How many of you are old enough to remember getting a test or quiz in school that had been run off on a mimeograph machine? Remember the smell? Sometimes, the odor was so strong it made us sick. We used to make jokes about getting high off a quiz that was ‘hot off the press.’ Remember that purple ink that was never quite dry, and often smeared so badly we couldn’t even read the sentence?
“You might have to give your paper a blow, students. Go ahead and blow.” Those were the days, all right.
When I first started teaching, back in the seventies, all we had was an old hand-cranked mimeograph machine, and I still have nightmares about trying to type stencils.
Remember those stencils, old readers? They had to be perfectly typed (on a typewriter!) because they couldn’t be corrected. I can feel the frustration even yet.

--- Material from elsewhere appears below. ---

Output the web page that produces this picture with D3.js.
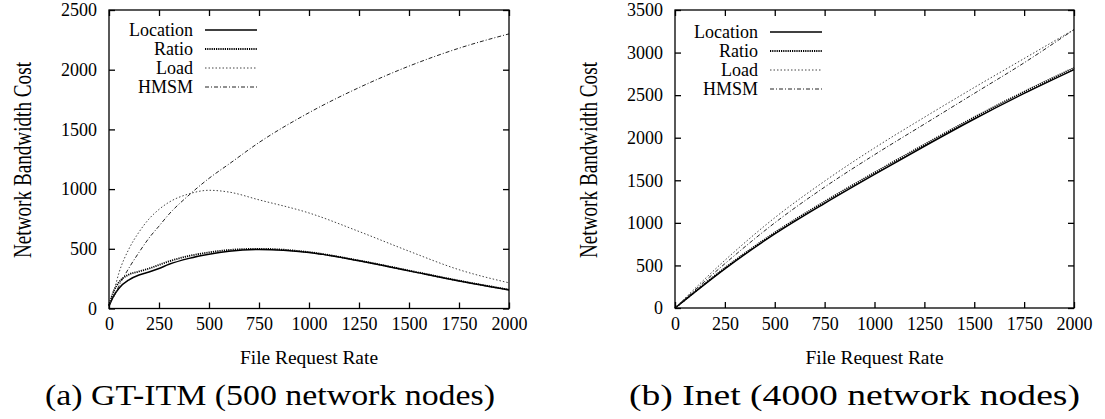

In my second school, we had an ELECTRIC mimeograph machine in the office! I thought I’d died and gone to heaven; it was so FAST. We still had to type those letter-perfect stencils, but really, that mimeograph was so fast, we knew technology could never improve on it.

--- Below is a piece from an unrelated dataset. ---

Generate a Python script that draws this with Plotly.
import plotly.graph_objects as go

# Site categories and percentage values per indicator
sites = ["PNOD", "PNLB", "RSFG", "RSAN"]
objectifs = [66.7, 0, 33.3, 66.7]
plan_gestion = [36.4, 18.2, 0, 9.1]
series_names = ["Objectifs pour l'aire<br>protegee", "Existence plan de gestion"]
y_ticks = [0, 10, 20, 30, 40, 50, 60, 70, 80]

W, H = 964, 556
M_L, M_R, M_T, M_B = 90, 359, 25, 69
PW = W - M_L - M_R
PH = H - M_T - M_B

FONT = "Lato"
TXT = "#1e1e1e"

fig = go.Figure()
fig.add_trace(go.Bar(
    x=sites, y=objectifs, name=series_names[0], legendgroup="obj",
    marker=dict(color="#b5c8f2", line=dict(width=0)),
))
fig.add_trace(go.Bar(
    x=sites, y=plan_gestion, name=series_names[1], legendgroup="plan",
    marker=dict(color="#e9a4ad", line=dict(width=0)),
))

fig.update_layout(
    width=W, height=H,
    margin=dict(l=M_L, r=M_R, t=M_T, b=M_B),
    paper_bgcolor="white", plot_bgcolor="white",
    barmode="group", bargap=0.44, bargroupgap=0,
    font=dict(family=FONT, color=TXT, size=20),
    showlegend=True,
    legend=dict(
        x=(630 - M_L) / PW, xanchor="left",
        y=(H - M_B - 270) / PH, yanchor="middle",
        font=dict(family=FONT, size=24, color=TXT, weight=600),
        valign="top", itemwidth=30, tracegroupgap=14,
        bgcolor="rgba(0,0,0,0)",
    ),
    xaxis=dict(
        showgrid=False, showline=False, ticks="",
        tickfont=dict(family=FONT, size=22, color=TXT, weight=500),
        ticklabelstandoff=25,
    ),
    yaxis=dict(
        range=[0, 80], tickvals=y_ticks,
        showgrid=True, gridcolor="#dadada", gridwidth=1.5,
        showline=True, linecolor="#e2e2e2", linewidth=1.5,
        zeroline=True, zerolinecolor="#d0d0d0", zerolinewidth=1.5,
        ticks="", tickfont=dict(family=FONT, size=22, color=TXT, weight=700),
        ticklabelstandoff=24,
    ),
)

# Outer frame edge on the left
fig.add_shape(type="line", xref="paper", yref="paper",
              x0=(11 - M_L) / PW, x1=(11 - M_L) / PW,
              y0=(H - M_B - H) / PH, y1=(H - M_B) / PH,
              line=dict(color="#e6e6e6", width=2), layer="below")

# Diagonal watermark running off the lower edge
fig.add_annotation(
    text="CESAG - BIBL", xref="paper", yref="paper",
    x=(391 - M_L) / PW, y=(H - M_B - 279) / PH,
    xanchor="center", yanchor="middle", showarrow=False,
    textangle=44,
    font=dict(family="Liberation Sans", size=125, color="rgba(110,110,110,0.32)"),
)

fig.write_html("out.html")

In my third school, I was responsible for making a series of worksheets for part of a grammar lab the freshman teachers were making as a team. I had my worksheets neatly typed and ready to be copied onto stencils, by which I mean, RE-typing each of them, flawlessly, on those smeary, inky stencils.
One of my co-teachers said, “Why don’t you just run your master copies through the Thermofax machine?” I had never heard of such a thing. I didn’t know what it was.

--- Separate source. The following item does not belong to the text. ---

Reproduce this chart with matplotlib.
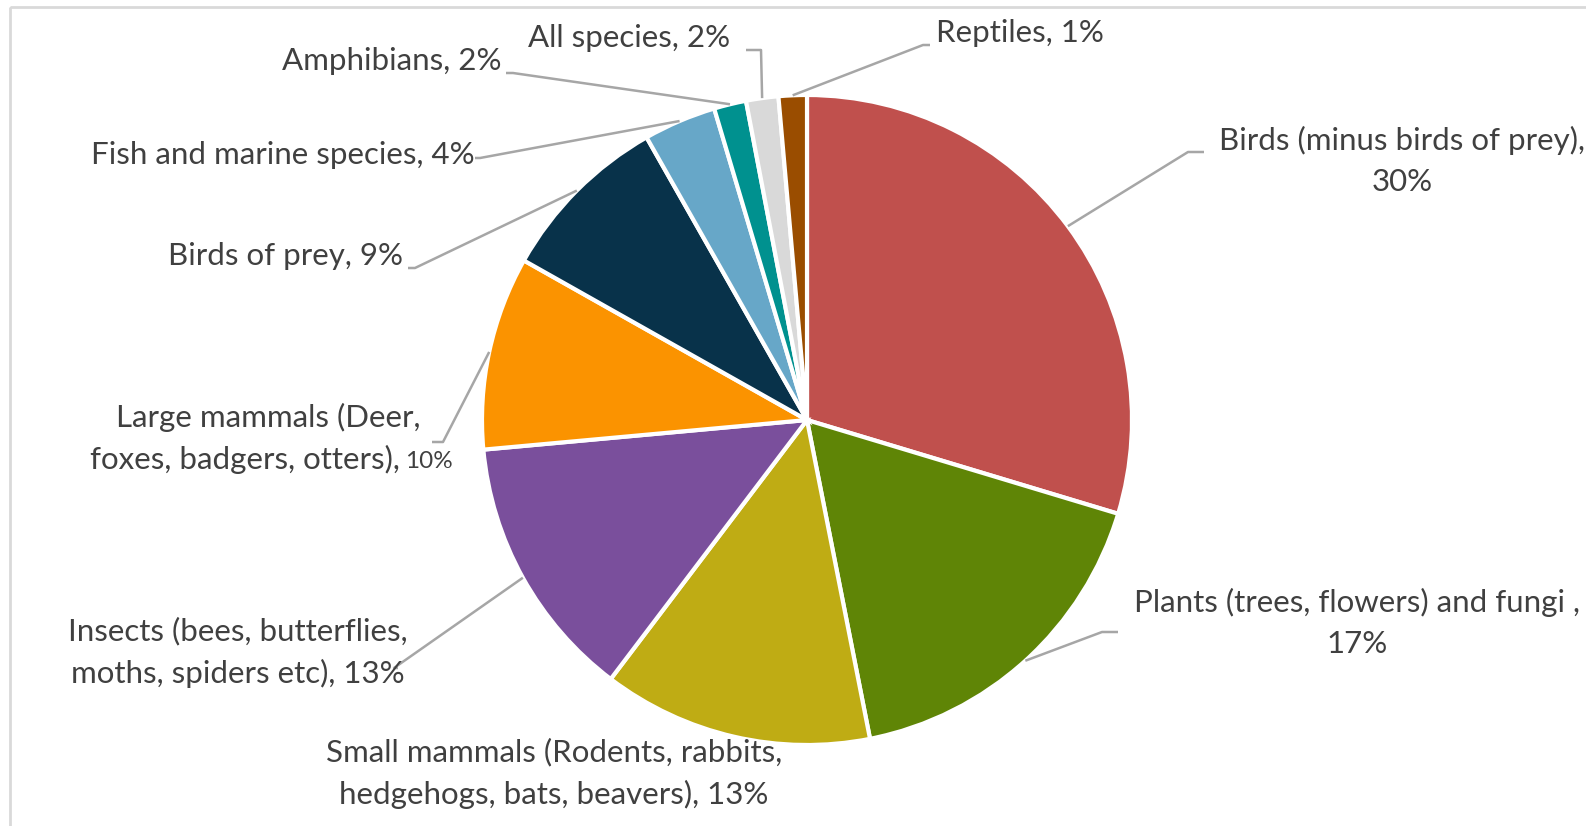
import numpy as np
import matplotlib
matplotlib.use('Agg')
from matplotlib import pyplot as plt
from matplotlib.patches import Rectangle

# data (share of records, %), clockwise from 12 o'clock
groups = ['Birds (minus birds of prey)', 'Plants (trees, flowers) and fungi ',
          'Small mammals (Rodents, rabbits, hedgehogs, bats, beavers)',
          'Insects (bees, butterflies, moths, spiders etc)',
          'Large mammals (Deer, foxes, badgers, otters)',
          'Birds of prey', 'Fish and marine species', 'Amphibians',
          'All species', 'Reptiles']
values = [29.6, 17.2, 13.4, 13.2, 9.6, 8.6, 3.6, 1.6, 1.6, 1.4]
colors = ['#C0504D', '#5F8506', '#BFAC14', '#7A4F9C', '#FB9300',
          '#08324A', '#67A7C8', '#00918F', '#D9D9D9', '#9A4D00']

# label text lines (where the name is wrapped in the chart)
label_lines = [
    ['Birds (minus birds of prey),', '{p}%'],
    ['Plants (trees, flowers) and fungi ,', '{p}%'],
    ['Small mammals (Rodents, rabbits,', 'hedgehogs, bats, beavers), {p}%'],
    ['Insects (bees, butterflies,', 'moths, spiders etc), {p}%'],
    ['Large mammals (Deer,'],
    ['Birds of prey, {p}%'],
    ['Fish and marine species, {p}%'],
    ['Amphibians, {p}%'],
    ['All species, {p}%'],
    ['Reptiles, {p}%'],
]

# layout (pixels): label anchor x, first line y, alignment, leader elbow points
lab_x = [1402, 1357, 554, 238, 268, 403, 475, 501, 730, 936]
lab_y = [140, 602, 752, 631, 417, 256, 155, 61, 38, 33]
lab_ha = ['center', 'center', 'center', 'center', 'center', 'right', 'right', 'right', 'right', 'left']
elbows = [[(1188, 152), (1204, 152)],
          [(1102, 632), (1118, 632)],
          None,
          [(394, 668), (398, 668)],
          [(443, 442), (432, 442)],
          [(415, 268), (408, 268)],
          [(480, 158), (475, 158)],
          [(513, 73), (506, 73)],
          [(761, 50), (746, 50)],
          [(923, 45), (930, 45)]]

W, H = 1586, 826
cx, cy, r = 807, 420, 325
txt = '#404040'
line_c = '#A6A6A6'
fs = 22.5

fig = plt.figure(figsize=(W / 100, H / 100), dpi=100)
ax = fig.add_axes([0, 0, 1, 1])
ax.set_xlim(0, W)
ax.set_ylim(H, 0)
ax.set_aspect('equal')
ax.axis('off')

# frame of the chart area (screenshot is cropped on the right and bottom)
ax.add_patch(Rectangle((10, 7), W + 50, H + 50, fill=False, ec='#D9D9D9', lw=2))

# y axis is inverted, so counterclock=True draws clockwise on screen
wedges, _ = ax.pie(values, colors=colors, startangle=-90, counterclock=True,
                   center=(cx, cy), radius=r, frame=True,
                   wedgeprops=dict(edgecolor='white', linewidth=3))
ax.set_xlim(0, W)
ax.set_ylim(H, 0)
ax.axis('off')

pcts = np.array(values) / sum(values) * 100
plt.rcParams['font.family'] = ['Lato', 'DejaVu Sans']
lh = 42
for i, w in enumerate(wedges):
    p = int(round(pcts[i]))
    lines = [s.format(p=p) for s in label_lines[i]]
    for k, s in enumerate(lines):
        ax.text(lab_x[i], lab_y[i] + k * lh, s, ha=lab_ha[i], va='center',
                fontsize=fs, color=txt, family='Lato')
    if i == 4:
        # second line of this label has a smaller percentage
        ax.text(400, lab_y[i] + lh, 'foxes, badgers, otters),', ha='right', va='center',
                fontsize=fs, color=txt, family='Lato')
        ax.text(405, lab_y[i] + lh + 2, '{}%'.format(p), ha='left', va='center',
                fontsize=fs - 5, color=txt, family='Lato')
    # leader line from the middle of the wedge edge
    if elbows[i] is not None:
        th = np.deg2rad((w.theta1 + w.theta2) / 2)
        x0 = cx + r * np.cos(th)
        y0 = cy + r * np.sin(th)
        xs = [x0] + [e[0] for e in elbows[i]]
        ys = [y0] + [e[1] for e in elbows[i]]
        ax.plot(xs, ys, color=line_c, lw=1.8, solid_capstyle='butt')

fig.savefig('out.png', dpi=100)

She took me down to the office and showed me this new miracle. I just placed my master copy between the stencil-makin’ layers and slid it through the Thermofax machine and VOILA! A perfect stencil! We then clipped this stencil to the Mimeograph and ran it off as usual. Smeary stinky purple ink permeated our existence.
This is a Thermofax stencil. Put your master copy between the purple inky back and the brown tissue, then pull out the tissue. Slide the white-covered stencil into the Thermofax’s horizontal slot and let it be pulled inside. Inside the machine, the letters will be burned onto the back of the white cover sheet, in purple ink, turning it into a stencil.
You would then put the stencil in the Mimeograph machine and hope it didn’t wrinkle as the drum turned, because that would mean you had to start all over again.
The Thermofax machine was all we could have asked of technology. Nothing could have beaten it.
Then, the principal showed us a HUGE brand-new machine in his office: it would allow him to simply place his master copy under the lid and press a button. The ink was black, and the paper was thick and shiny, but it wasn’t smeary and it would reproduce pictures as well as text. We weren’t allowed to use it except in VERY special circumstances.
Now, when I need to do some dupin’, as LL Cool J refers to it in Toys, I just put the master copy on the glass, close the lid, push a few buttons, and out comes perfectly printed, professional-looking copies, sorted, stapled, and FAST.
Younger people take the Xerox machines for granted. Older people remember when monks took many years to hand-script tests and quizzes in beautiful illustrated calligraphy students and teachers alike all went home with purple ink smeared all over their fingers and clothing.
On the bright side, we knew who the nose-pickers were.